JUNE 1978—The cracks in my closet appeared slowly. By 1978, I was out with my family and my college fraternity brothers, but I had no local gay friends. I was intimidated by NYC’s gay scene, ensconced in an intense training program at a conservative bank, and madly infatuated with my best friend and colleague there, a straight, former Princeton football captain and tight end.
One of the first steps out was attending the NYC Gay Pride parade that June. although I did my best to make sure no one I knew from work saw me there. After observing the parade from a sidewalk on 5th Avenue, I followed the marchers into Central Park (in those days, the parade marched uptown, ending with a rally in the park) and wandered among the revelers. I took a few photos, observed the festive crowd, and wished I were more a part of it.
Musical entertainment had been arranged on a stage erected for the occasion in the middle of the park’s Great Lawn. When the music began, I worked my way through the crowd and got near the stage. The featured performer was Grace Jones, who had transitioned from fashion model to musical performer in 1977 and had become a star of NYC’s Studio 54 disco scene.

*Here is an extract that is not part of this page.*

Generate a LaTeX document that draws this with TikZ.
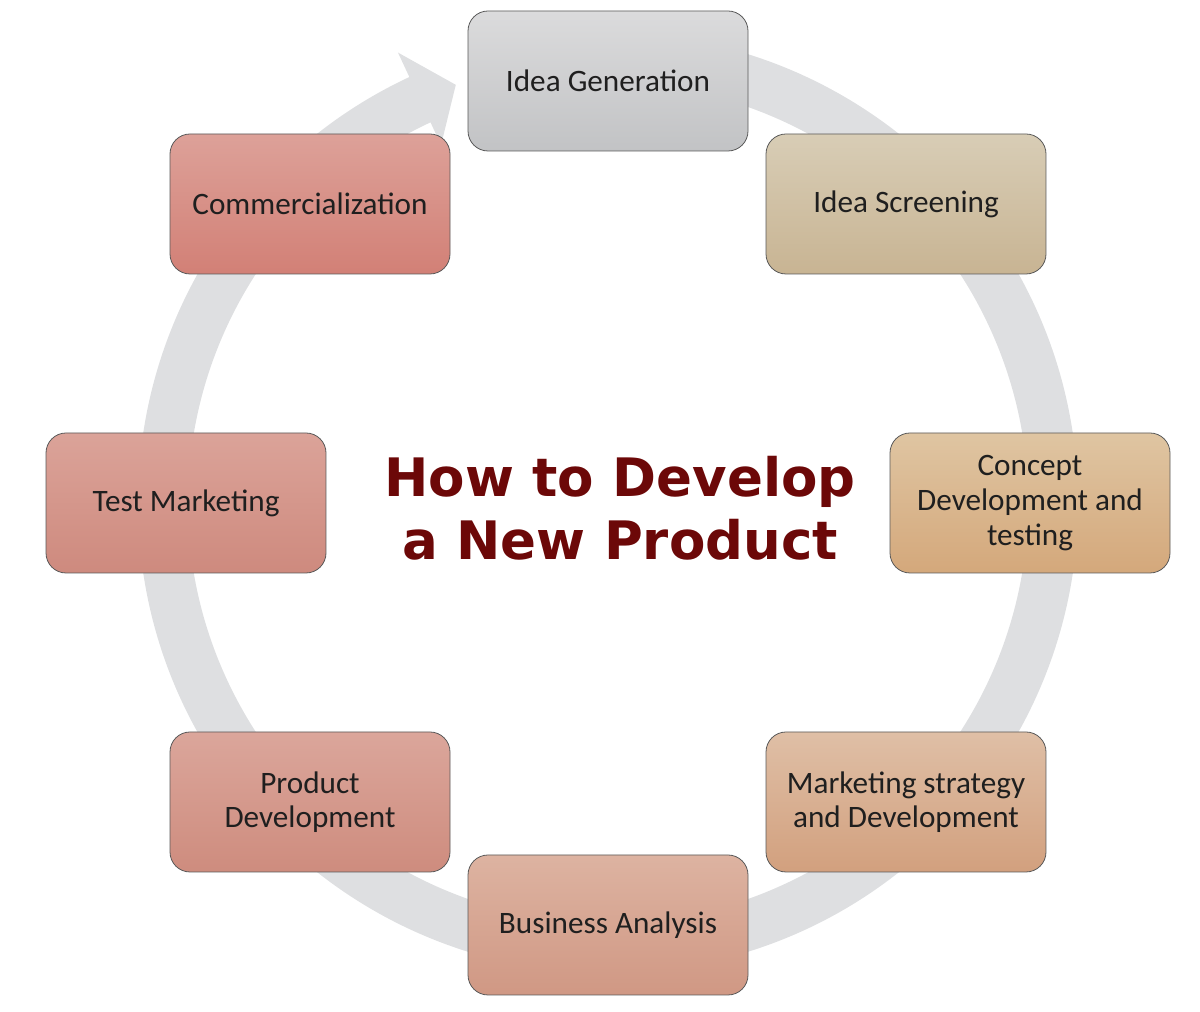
\documentclass[tikz,border=0pt]{standalone}
\usepackage{fontspec}
\setmainfont{Carlito}
\newfontfamily\titlefont{DejaVu Sans}
\definecolor{ringgray}{RGB}{222,223,225}
\definecolor{titlered}{RGB}{108,8,8}
\definecolor{gentop}{RGB}{219,219,220}
\definecolor{genbot}{RGB}{194,195,197}
\definecolor{screentop}{RGB}{216,205,182}
\definecolor{screenbot}{RGB}{200,180,147}
\definecolor{concepttop}{RGB}{223,197,162}
\definecolor{conceptbot}{RGB}{212,168,123}
\definecolor{strattop}{RGB}{223,191,166}
\definecolor{stratbot}{RGB}{210,160,126}
\definecolor{analysistop}{RGB}{221,179,161}
\definecolor{analysisbot}{RGB}{208,152,132}
\definecolor{producttop}{RGB}{219,166,155}
\definecolor{productbot}{RGB}{206,140,126}
\definecolor{testtop}{RGB}{219,163,153}
\definecolor{testbot}{RGB}{206,138,126}
\definecolor{launchtop}{RGB}{221,161,153}
\definecolor{launchbot}{RGB}{210,128,118}
\tikzset{
  stage/.style 2 args={
    draw=black!65, rounded corners=10pt,
    minimum width=140pt, minimum height=70pt,
    align=center, text=black!88,
    font=\fontsize{15.6}{17.3}\selectfont,
    top color=#1, bottom color=#2
  },
  headline/.style={
    font=\titlefont\bfseries\fontsize{26.5}{31.5}\selectfont,
    text=titlered, align=center
  }
}
\begin{document}
\begin{tikzpicture}[x=0.5pt,y=0.5pt]
\useasboundingbox (0,0) rectangle (1200,1012);
% grey cycle arrow behind the stages
\begin{scope}[shift={(608,509)}]
\fill[ringgray] (95:470) arc[start angle=95, end angle=-245, radius=470]
  -- (-245:497) -- (-250:445) -- (-245:395) -- (-245:420)
  arc[start angle=-245, end angle=95, radius=420] -- cycle;
\end{scope}
\node[stage={gentop}{genbot}] (gen) at (608,931) {Idea Generation};
\node[stage={screentop}{screenbot}] (screen) at (906,808) {Idea Screening};
\node[stage={concepttop}{conceptbot}] (concept) at (1030,509) {Concept\\Development and\\testing};
\node[stage={strattop}{stratbot}] (strategy) at (906,210) {Marketing strategy\\and Development};
\node[stage={analysistop}{analysisbot}] (analysis) at (608,87) {Business Analysis};
\node[stage={producttop}{productbot}] (product) at (310,210) {Product\\Development};
\node[stage={testtop}{testbot}] (testmkt) at (186,509) {Test Marketing};
\node[stage={launchtop}{launchbot}] (launch) at (310,808) {Commercialization};
\node[headline] (title) at (620,504) {How to Develop\\a New Product};
\end{tikzpicture}
\end{document}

I pushed my way close to the stage and snapped a couple of shots of her in her all-pink outfit (including a motorcycle helmet), as she sang her breakout hit “La Vie en Rose”. I would see her again in the years that followed at places like the short-lived gay club, “Les Mouche”. But, her growling, purring, vamping, and preening performance that first time outdoors in Central Park will be the one I always remember.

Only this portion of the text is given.